What is required: Repeat every line of the data exactly, but not the pictures.

=====

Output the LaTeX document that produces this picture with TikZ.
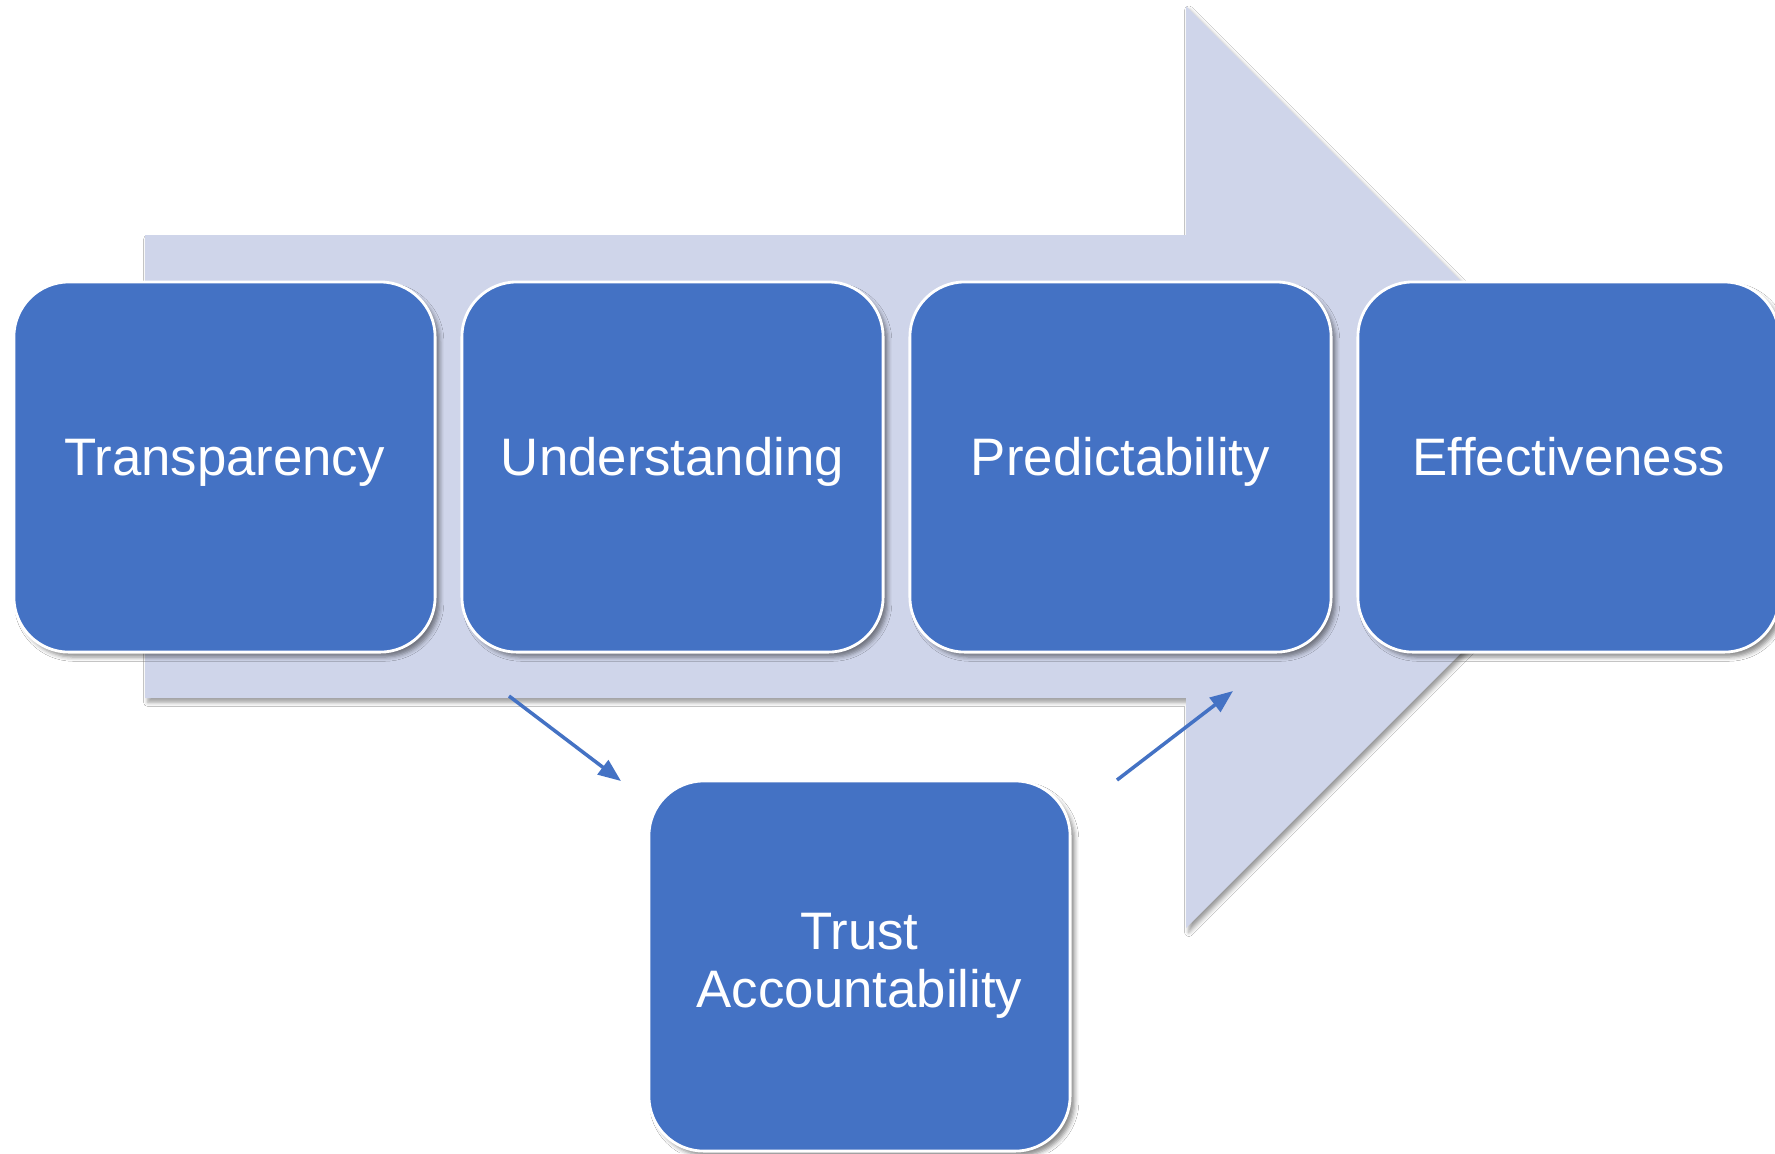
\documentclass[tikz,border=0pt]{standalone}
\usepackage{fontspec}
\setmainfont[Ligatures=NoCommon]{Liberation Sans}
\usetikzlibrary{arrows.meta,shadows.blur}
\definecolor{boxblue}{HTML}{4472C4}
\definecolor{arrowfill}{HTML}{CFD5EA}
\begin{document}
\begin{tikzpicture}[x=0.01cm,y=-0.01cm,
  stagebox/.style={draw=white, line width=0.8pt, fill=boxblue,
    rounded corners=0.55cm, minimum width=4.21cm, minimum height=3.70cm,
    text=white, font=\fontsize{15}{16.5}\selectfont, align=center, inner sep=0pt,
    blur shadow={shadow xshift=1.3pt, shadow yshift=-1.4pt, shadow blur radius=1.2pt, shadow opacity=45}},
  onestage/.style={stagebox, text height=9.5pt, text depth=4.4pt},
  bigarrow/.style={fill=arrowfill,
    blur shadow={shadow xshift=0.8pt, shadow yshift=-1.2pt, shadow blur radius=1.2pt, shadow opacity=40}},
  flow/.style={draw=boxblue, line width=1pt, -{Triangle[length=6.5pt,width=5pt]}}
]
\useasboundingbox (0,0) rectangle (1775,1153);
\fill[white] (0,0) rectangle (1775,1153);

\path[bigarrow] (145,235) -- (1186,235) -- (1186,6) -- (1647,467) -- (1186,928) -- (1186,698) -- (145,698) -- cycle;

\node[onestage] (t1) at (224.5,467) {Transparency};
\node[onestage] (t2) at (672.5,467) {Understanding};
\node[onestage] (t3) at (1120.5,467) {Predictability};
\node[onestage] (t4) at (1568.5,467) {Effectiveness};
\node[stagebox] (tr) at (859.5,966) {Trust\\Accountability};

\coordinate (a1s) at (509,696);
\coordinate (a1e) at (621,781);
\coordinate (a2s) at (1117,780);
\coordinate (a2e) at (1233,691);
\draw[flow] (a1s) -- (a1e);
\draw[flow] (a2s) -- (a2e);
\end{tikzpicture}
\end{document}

=====

Worked answer:
Output the LaTeX document that produces this picture with TikZ.
\documentclass[tikz,border=0pt]{standalone}
\usepackage{fontspec}
\setmainfont[Ligatures=NoCommon]{Liberation Sans}
\usetikzlibrary{arrows.meta,shadows.blur}
\definecolor{boxblue}{HTML}{4472C4}
\definecolor{arrowfill}{HTML}{CFD5EA}
\begin{document}
\begin{tikzpicture}[x=0.01cm,y=-0.01cm,
  stagebox/.style={draw=white, line width=0.8pt, fill=boxblue,
    rounded corners=0.55cm, minimum width=4.21cm, minimum height=3.70cm,
    text=white, font=\fontsize{15}{16.5}\selectfont, align=center, inner sep=0pt,
    blur shadow={shadow xshift=1.3pt, shadow yshift=-1.4pt, shadow blur radius=1.2pt, shadow opacity=45}},
  onestage/.style={stagebox, text height=9.5pt, text depth=4.4pt},
  bigarrow/.style={fill=arrowfill,
    blur shadow={shadow xshift=0.8pt, shadow yshift=-1.2pt, shadow blur radius=1.2pt, shadow opacity=40}},
  flow/.style={draw=boxblue, line width=1pt, -{Triangle[length=6.5pt,width=5pt]}}
]
\useasboundingbox (0,0) rectangle (1775,1153);
\fill[white] (0,0) rectangle (1775,1153);

\path[bigarrow] (145,235) -- (1186,235) -- (1186,6) -- (1647,467) -- (1186,928) -- (1186,698) -- (145,698) -- cycle;

\node[onestage] (t1) at (224.5,467) {Transparency};
\node[onestage] (t2) at (672.5,467) {Understanding};
\node[onestage] (t3) at (1120.5,467) {Predictability};
\node[onestage] (t4) at (1568.5,467) {Effectiveness};
\node[stagebox] (tr) at (859.5,966) {Trust\\Accountability};

\coordinate (a1s) at (509,696);
\coordinate (a1e) at (621,781);
\coordinate (a2s) at (1117,780);
\coordinate (a2e) at (1233,691);
\draw[flow] (a1s) -- (a1e);
\draw[flow] (a2s) -- (a2e);
\end{tikzpicture}
\end{document}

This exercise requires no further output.